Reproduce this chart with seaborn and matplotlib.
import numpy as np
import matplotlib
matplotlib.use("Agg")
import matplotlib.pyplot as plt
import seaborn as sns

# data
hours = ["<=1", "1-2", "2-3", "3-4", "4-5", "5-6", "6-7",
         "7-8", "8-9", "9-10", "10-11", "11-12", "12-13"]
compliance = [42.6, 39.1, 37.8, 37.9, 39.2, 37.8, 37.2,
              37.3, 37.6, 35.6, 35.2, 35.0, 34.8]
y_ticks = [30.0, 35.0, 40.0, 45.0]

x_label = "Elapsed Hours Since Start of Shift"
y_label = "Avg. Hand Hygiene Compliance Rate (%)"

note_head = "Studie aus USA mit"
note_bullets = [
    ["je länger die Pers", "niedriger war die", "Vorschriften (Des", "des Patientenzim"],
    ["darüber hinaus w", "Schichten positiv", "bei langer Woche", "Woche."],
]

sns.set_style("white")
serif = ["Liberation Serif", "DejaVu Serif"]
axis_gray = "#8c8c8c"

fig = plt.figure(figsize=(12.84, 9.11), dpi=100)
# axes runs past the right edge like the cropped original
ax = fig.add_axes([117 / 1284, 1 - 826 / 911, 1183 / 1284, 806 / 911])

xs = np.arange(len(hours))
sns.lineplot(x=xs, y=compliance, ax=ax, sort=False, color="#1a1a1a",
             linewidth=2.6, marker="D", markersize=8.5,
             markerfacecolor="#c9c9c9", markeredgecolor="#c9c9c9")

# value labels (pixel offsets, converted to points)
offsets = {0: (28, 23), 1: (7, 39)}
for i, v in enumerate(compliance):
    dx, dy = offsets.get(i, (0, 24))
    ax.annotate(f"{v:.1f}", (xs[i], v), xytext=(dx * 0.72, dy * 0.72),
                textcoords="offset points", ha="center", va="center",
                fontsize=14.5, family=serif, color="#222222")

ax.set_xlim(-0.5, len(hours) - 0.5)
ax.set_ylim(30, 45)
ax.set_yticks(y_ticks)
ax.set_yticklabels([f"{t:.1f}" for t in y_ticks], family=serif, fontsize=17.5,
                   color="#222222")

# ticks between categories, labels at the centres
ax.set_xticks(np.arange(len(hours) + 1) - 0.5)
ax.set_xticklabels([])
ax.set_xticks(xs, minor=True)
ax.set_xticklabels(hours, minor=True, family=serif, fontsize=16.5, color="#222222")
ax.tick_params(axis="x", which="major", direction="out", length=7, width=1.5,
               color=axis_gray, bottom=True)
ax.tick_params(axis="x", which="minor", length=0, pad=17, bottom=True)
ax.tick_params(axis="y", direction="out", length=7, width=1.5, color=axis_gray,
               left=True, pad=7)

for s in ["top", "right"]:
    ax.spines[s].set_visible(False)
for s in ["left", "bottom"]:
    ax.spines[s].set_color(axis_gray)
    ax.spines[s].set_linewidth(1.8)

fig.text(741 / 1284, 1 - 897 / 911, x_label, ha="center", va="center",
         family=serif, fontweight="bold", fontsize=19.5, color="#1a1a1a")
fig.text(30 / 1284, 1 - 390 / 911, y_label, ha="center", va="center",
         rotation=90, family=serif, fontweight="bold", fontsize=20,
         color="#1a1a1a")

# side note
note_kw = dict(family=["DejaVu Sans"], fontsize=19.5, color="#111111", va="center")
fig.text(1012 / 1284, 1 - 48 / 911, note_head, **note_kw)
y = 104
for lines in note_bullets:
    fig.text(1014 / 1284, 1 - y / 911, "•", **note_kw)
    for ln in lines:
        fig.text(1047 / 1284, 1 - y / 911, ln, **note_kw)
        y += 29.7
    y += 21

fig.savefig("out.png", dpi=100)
^^^^
Exercise details —
Repeat the data precisely, line by line.

Written solution —
Reproduce this chart with seaborn and matplotlib.
import numpy as np
import matplotlib
matplotlib.use("Agg")
import matplotlib.pyplot as plt
import seaborn as sns

# data
hours = ["<=1", "1-2", "2-3", "3-4", "4-5", "5-6", "6-7",
         "7-8", "8-9", "9-10", "10-11", "11-12", "12-13"]
compliance = [42.6, 39.1, 37.8, 37.9, 39.2, 37.8, 37.2,
              37.3, 37.6, 35.6, 35.2, 35.0, 34.8]
y_ticks = [30.0, 35.0, 40.0, 45.0]

x_label = "Elapsed Hours Since Start of Shift"
y_label = "Avg. Hand Hygiene Compliance Rate (%)"

note_head = "Studie aus USA mit"
note_bullets = [
    ["je länger die Pers", "niedriger war die", "Vorschriften (Des", "des Patientenzim"],
    ["darüber hinaus w", "Schichten positiv", "bei langer Woche", "Woche."],
]

sns.set_style("white")
serif = ["Liberation Serif", "DejaVu Serif"]
axis_gray = "#8c8c8c"

fig = plt.figure(figsize=(12.84, 9.11), dpi=100)
# axes runs past the right edge like the cropped original
ax = fig.add_axes([117 / 1284, 1 - 826 / 911, 1183 / 1284, 806 / 911])

xs = np.arange(len(hours))
sns.lineplot(x=xs, y=compliance, ax=ax, sort=False, color="#1a1a1a",
             linewidth=2.6, marker="D", markersize=8.5,
             markerfacecolor="#c9c9c9", markeredgecolor="#c9c9c9")

# value labels (pixel offsets, converted to points)
offsets = {0: (28, 23), 1: (7, 39)}
for i, v in enumerate(compliance):
    dx, dy = offsets.get(i, (0, 24))
    ax.annotate(f"{v:.1f}", (xs[i], v), xytext=(dx * 0.72, dy * 0.72),
                textcoords="offset points", ha="center", va="center",
                fontsize=14.5, family=serif, color="#222222")

ax.set_xlim(-0.5, len(hours) - 0.5)
ax.set_ylim(30, 45)
ax.set_yticks(y_ticks)
ax.set_yticklabels([f"{t:.1f}" for t in y_ticks], family=serif, fontsize=17.5,
                   color="#222222")

# ticks between categories, labels at the centres
ax.set_xticks(np.arange(len(hours) + 1) - 0.5)
ax.set_xticklabels([])
ax.set_xticks(xs, minor=True)
ax.set_xticklabels(hours, minor=True, family=serif, fontsize=16.5, color="#222222")
ax.tick_params(axis="x", which="major", direction="out", length=7, width=1.5,
               color=axis_gray, bottom=True)
ax.tick_params(axis="x", which="minor", length=0, pad=17, bottom=True)
ax.tick_params(axis="y", direction="out", length=7, width=1.5, color=axis_gray,
               left=True, pad=7)

for s in ["top", "right"]:
    ax.spines[s].set_visible(False)
for s in ["left", "bottom"]:
    ax.spines[s].set_color(axis_gray)
    ax.spines[s].set_linewidth(1.8)

fig.text(741 / 1284, 1 - 897 / 911, x_label, ha="center", va="center",
         family=serif, fontweight="bold", fontsize=19.5, color="#1a1a1a")
fig.text(30 / 1284, 1 - 390 / 911, y_label, ha="center", va="center",
         rotation=90, family=serif, fontweight="bold", fontsize=20,
         color="#1a1a1a")

# side note
note_kw = dict(family=["DejaVu Sans"], fontsize=19.5, color="#111111", va="center")
fig.text(1012 / 1284, 1 - 48 / 911, note_head, **note_kw)
y = 104
for lines in note_bullets:
    fig.text(1014 / 1284, 1 - y / 911, "•", **note_kw)
    for ln in lines:
        fig.text(1047 / 1284, 1 - y / 911, ln, **note_kw)
        y += 29.7
    y += 21

fig.savefig("out.png", dpi=100)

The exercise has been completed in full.